Moving averages have captured the imagination (and
increasingly the managed money) of advisors these days, and it’s easy to see
why, at least through the lens of history. Consider a simple strategy benchmark
with an initial weighting of 60% stocks (represented by the S&P 500) and
40% bonds (by the Barclays Aggregate Bond index). Buying and holding this mix
earned you an annualized total return of 7.7% for the 20 years through August
2012 while it gave you an annualized volatility (standard deviation) of roughly
10.7. By contrast, your performance would have considerably improved with a
market-timing strategy that adjusted the same initially weighted allocation
using signals from a simple 10-month moving average (roughly the equivalent of
a 200-day average). You would have seen a return of 9.3% a year and volatility
of 7.9 (see Figure 1).
Here’s how the moving average strategy in Figure 1 works:
When the equity index falls under its 10-month moving average (based on monthly
data) at any month’s end, the entire stock allocation is moved to cash
(three-month T-bills). There it stays until the equity index closes above its
10-month average, at which point all the cash is shifted back to stocks. The
same rule applies to bonds. In short, the equity portion of the portfolio is
either in stocks or cash, and the remaining fixed-income allocation is either
in bonds or cash. The result is that this moving average strategy would have
sidestepped the worst of the corrections and crashes. If that sounds familiar,
it’s because similar results have been documented in numerous studies through
the years.
Figure 2 shows the differences in one-year returns for the
moving-average strategy minus the returns for the buy-and-hold strategy. The
dots above the zero mark indicate that the moving-average strategy outperformed
for the trailing-12-month period, and vice versa. For much of the past two
decades, annual returns between the two strategies shared relatively similar
results. But the differences widened dramatically around and during
recessions—overwhelmingly in favor of the moving-average strategy.
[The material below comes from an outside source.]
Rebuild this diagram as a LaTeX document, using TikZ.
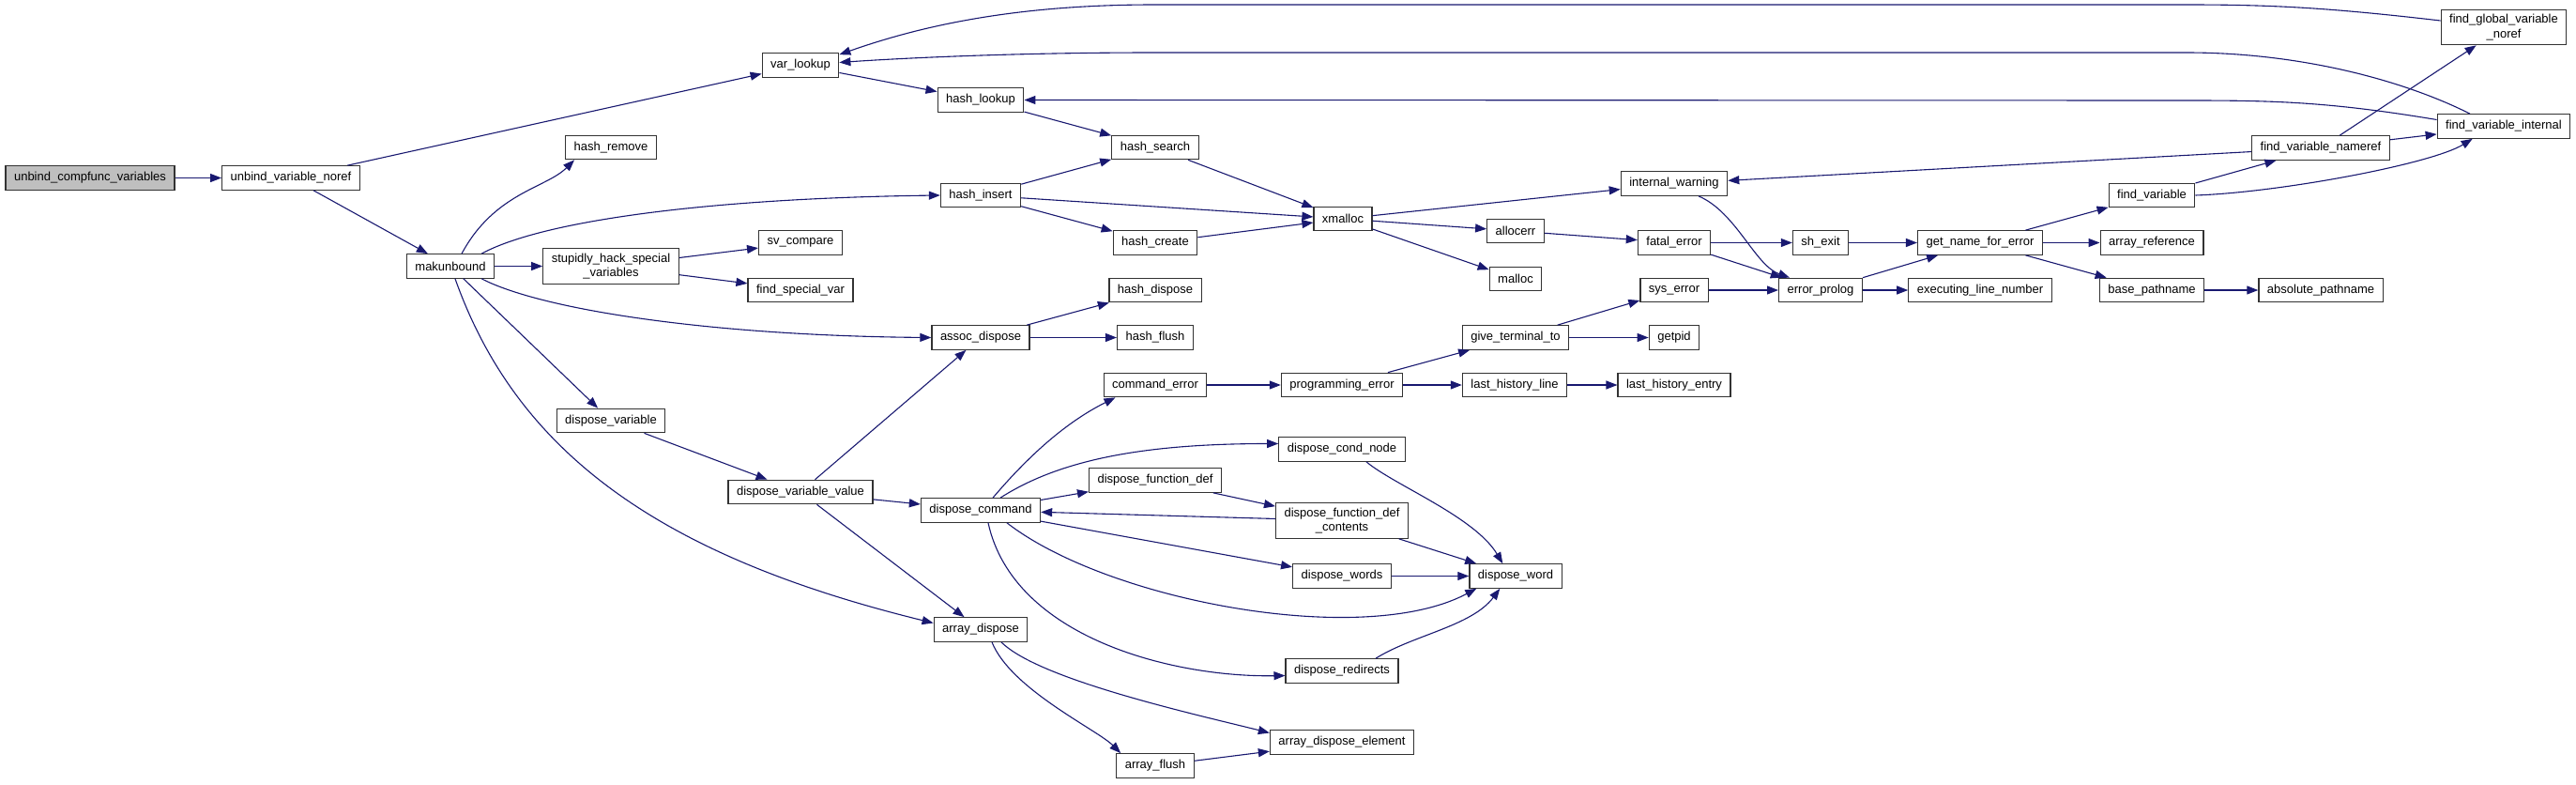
\documentclass[tikz,border=0pt]{standalone}
\usepackage{fontspec}
\setmainfont{Liberation Sans}
\usetikzlibrary{arrows.meta}
\definecolor{edgeblue}{RGB}{25,25,112}
\definecolor{rootgray}{RGB}{191,191,191}

\begin{document}
\begin{tikzpicture}[x=1pt,y=-1pt,
          fn/.style={draw=black!80,line width=1.2pt,fill=white,minimum height=25.5pt,
                     inner xsep=9pt,inner ysep=5pt,align=center,
                     font=\fontsize{13}{15.5}\selectfont},
          root/.style={fn,fill=rootgray},
          calls/.style={edgeblue,line width=1.1pt,-{Triangle[length=12pt,width=9pt]}}]
        \useasboundingbox (0,0) rectangle (2745,835);
        % left part
        \node[root](ucv) at (96,189.5) {unbind\_compfunc\_variables};
        \node[fn](uvn) at (310,189.5) {unbind\_variable\_noref};
        \node[fn](mk) at (480,283.5) {makunbound};
        \node[fn](hr) at (651,157) {hash\_remove};
        \node[fn](shsv) at (651,283.5) {stupidly\_hack\_special\\\_variables};
        \node[fn](dv) at (651,448) {dispose\_variable};
        \node[fn](vl) at (853,69.5) {var\_lookup};
        \node[fn](svc) at (853,258.5) {sv\_compare};
        \node[fn](fsv) at (853,309) {find\_special\_var};
        \node[fn](dvv) at (853,524) {dispose\_variable\_value};
        % hash and dispose columns
        \node[fn](hl) at (1045,106.5) {hash\_lookup};
        \node[fn](hi) at (1045,208) {hash\_insert};
        \node[fn](asd) at (1045,359.5) {assoc\_dispose};
        \node[fn](dc) at (1045,543.5) {dispose\_command};
        \node[fn](ad) at (1045,670.5) {array\_dispose};
        \node[fn](hs) at (1231,157) {hash\_search};
        \node[fn](hc) at (1231,258.5) {hash\_create};
        \node[fn](hd) at (1231,309) {hash\_dispose};
        \node[fn](hf) at (1231,359.5) {hash\_flush};
        \node[fn](ce) at (1231,410) {command\_error};
        \node[fn](dfd) at (1231,511.5) {dispose\_function\_def};
        \node[fn](af) at (1231,815.5) {array\_flush};
        \node[fn](xm) at (1431,233) {xmalloc};
        \node[fn](pe) at (1430,410) {programming\_error};
        \node[fn](dcn) at (1430,478.5) {dispose\_cond\_node};
        \node[fn](dfdc) at (1430,554.5) {dispose\_function\_def\\\_contents};
        \node[fn](dws) at (1430,613.5) {dispose\_words};
        \node[fn](dr) at (1430,714.5) {dispose\_redirects};
        \node[fn](ade) at (1430,790.5) {array\_dispose\_element};
        \node[fn](ae) at (1615,246) {allocerr};
        \node[fn](ml) at (1615,297) {malloc};
        \node[fn](gtt) at (1615,359.5) {give\_terminal\_to};
        \node[fn](lhl) at (1614,410) {last\_history\_line};
        \node[fn](dw) at (1615,613.5) {dispose\_word};
        % error part
        \node[fn](iw) at (1784,195.5) {internal\_warning};
        \node[fn](fe) at (1784,258.5) {fatal\_error};
        \node[fn](se) at (1784,309) {sys\_error};
        \node[fn](gp) at (1784,359.5) {getpid};
        \node[fn](lhe) at (1784,410) {last\_history\_entry};
        \node[fn](sx) at (1940,258.5) {sh\_exit};
        \node[fn](ep) at (1940,309) {error\_prolog};
        \node[fn](gnfe) at (2110,258.5) {get\_name\_for\_error};
        \node[fn](eln) at (2110,309) {executing\_line\_number};
        \node[fn](fv) at (2293,208) {find\_variable};
        \node[fn](ar) at (2293,258.5) {array\_reference};
        \node[fn](bp) at (2293,309) {base\_pathname};
        \node[fn](fvn) at (2473,157.5) {find\_variable\_nameref};
        \node[fn](ap) at (2473,309) {absolute\_pathname};
        \node[fn](fgvn) at (2668,29) {find\_global\_variable\\\_noref};
        \node[fn](fvi) at (2668,134.5) {find\_variable\_internal};
        % straight calls
        \draw[calls](ucv)--(uvn);
        \draw[calls](uvn)--(vl);
        \draw[calls](uvn)--(mk);
        \draw[calls](mk)--(shsv);
        \draw[calls](mk)--(dv);
        \draw[calls](shsv)--(svc);
        \draw[calls](shsv)--(fsv);
        \draw[calls](vl)--(hl);
        \draw[calls](hl)--(hs);
        \draw[calls](hi)--(hs);
        \draw[calls](hi)--(xm);
        \draw[calls](hi)--(hc);
        \draw[calls](hs)--(xm);
        \draw[calls](hc)--(xm);
        \draw[calls](xm)--(iw);
        \draw[calls](xm)--(ae);
        \draw[calls](xm)--(ml);
        \draw[calls](ae)--(fe);
        \draw[calls](fe)--(sx);
        \draw[calls](fe)--(ep);
        \draw[calls](se)--(ep);
        \draw[calls](sx)--(gnfe);
        \draw[calls](ep)--(gnfe);
        \draw[calls](ep)--(eln);
        \draw[calls](gnfe)--(fv);
        \draw[calls](gnfe)--(ar);
        \draw[calls](gnfe)--(bp);
        \draw[calls](bp)--(ap);
        \draw[calls](fv)--(fvn);
        \draw[calls](fvn)--(fvi);
        \draw[calls](fvn)--(fgvn);
        \draw[calls](fvn)--(iw);
        \draw[calls](asd)--(hd);
        \draw[calls](asd)--(hf);
        \draw[calls](dv)--(dvv);
        \draw[calls](dvv)--(asd);
        \draw[calls](dvv)--(dc);
        \draw[calls](dvv)--(ad);
        \draw[calls](ce)--(pe);
        \draw[calls](pe)--(gtt);
        \draw[calls](pe)--(lhl);
        \draw[calls](lhl)--(lhe);
        \draw[calls](gtt)--(se);
        \draw[calls](gtt)--(gp);
        \draw[calls](dc)--(dfd);
        \draw[calls](dfd)--(dfdc);
        \draw[calls](dfdc)--(dc);
        \draw[calls](dc)--(dws);
        \draw[calls](dfdc)--(dw);
        \draw[calls](dws)--(dw);
        \draw[calls](af)--(ade);
        % curved calls
        \draw[calls]([xshift=12pt]mk.north) .. controls +(35,-65) and +(-30,30) .. ([xshift=10pt]hr.south west);
        \draw[calls]([xshift=-14pt]mk.north east) .. controls +(66,-36) and +(-240,3) .. (hi.west);
        \draw[calls]([xshift=-14pt]mk.south east) .. controls +(66,34) and +(-230,-2) .. (asd.west);
        \draw[calls]([xshift=5pt]mk.south) .. controls +(66,186) and +(-290,-71) .. ([yshift=7pt]ad.west);
        \draw[calls]([xshift=26pt]iw.south) .. controls +(40,17) and +(-37,-13) .. ([xshift=12pt]ep.north west);
        \draw[calls](fv.east) .. controls +(89,-3) and +(-44,27) .. ([xshift=38pt]fvi.south west);
        \draw[calls]([xshift=13pt]dc.north) .. controls +(45,-53) and +(-46,23) .. ([xshift=13pt]ce.south west);
        \draw[calls]([xshift=21pt]dc.north) .. controls +(64,-41) and +(-142,0) .. ([yshift=6pt]dcn.west);
        \draw[calls]([xshift=28pt]dc.south) .. controls +(107,83) and +(-121,64) .. ([xshift=8pt]dw.south west);
        \draw[calls]([xshift=8pt]dc.south) .. controls +(27,123) and +(-118,2) .. ([yshift=-5pt]dr.west);
        \draw[calls]([xshift=26pt]dcn.south) .. controls +(30,25) and +(-30,-50) .. ([xshift=36pt]dw.north west);
        \draw[calls]([xshift=36pt]dr.north) .. controls +(40,-25) and +(-30,40) .. ([xshift=33pt]dw.south west);
        \draw[calls]([xshift=22pt]ad.south) .. controls +(40,40) and +(-80,-20) .. ([yshift=10pt]ade.west);
        \draw[calls]([xshift=12pt]ad.south) .. controls +(20,50) and +(-25,-25) .. ([xshift=5pt]af.north west);
        % long calls back to the lookups
        \draw[calls]([yshift=7pt]fgvn.west) .. controls (2480,8) and (2420,5) .. (2330,5) -- (1230,5)
          .. controls (1080,5) and (980,28) .. ([yshift=-2pt]vl.north east);
        \draw[calls]([xshift=-36pt]fvi.north) .. controls (2560,85) and (2450,56) .. (2330,56) -- (1230,56)
          .. controls (1080,56) and (960,62) .. ([yshift=3pt]vl.east);
        \draw[calls]([yshift=7pt]fvi.west) .. controls (2480,108) and (2420,107) .. (2330,107) -- (hl.east);
      \end{tikzpicture}
\end{document}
For this reason, finance professor Paskalis Glabadanidis
calls moving average-based strategies the equivalent of an “at-the-money put
option combined with a long position in the underlying risky asset” (a quote
from his working paper, Market Timing with Moving Averages.) In other words,
the main value of moving averages has kicked in when the market has trended
lower for an extended stretch—a bear market.
None of this should be surprising, says Adam Grimes, the
chief investment officer of Waverly Advisors and author of the recently
published book The Art and Science of Technical Analysis. “The major crashes
usually come well after warnings signalled by technical weakness.” The steep
sell-off in the stock market in late 2008 and early 2009, for example, started
about a year after equities set new highs. Soon after the peak, investors saw a
series of warnings in the moving-average signals.
That’s not unusual, notes Grimes. He adds, however, that there’s nothing
magical about 50- or 200-day moving averages—or any other rules for calculating
average prices. Moving averages, in all their variations, are simply tools that
quantify some of the “repeatable patterns that illustrate the psychology of the
markets.”
The main advantage of looking at prices through the prism of trailing averages
is that it takes a lot of the emotion out of analysing market trends, he
counsels. “You’d be much better off with this than making emotional decisions,”
Grimes says. Is it foolproof? No, of course not. “We don’t deal in
certainties—we deal in probabilities.”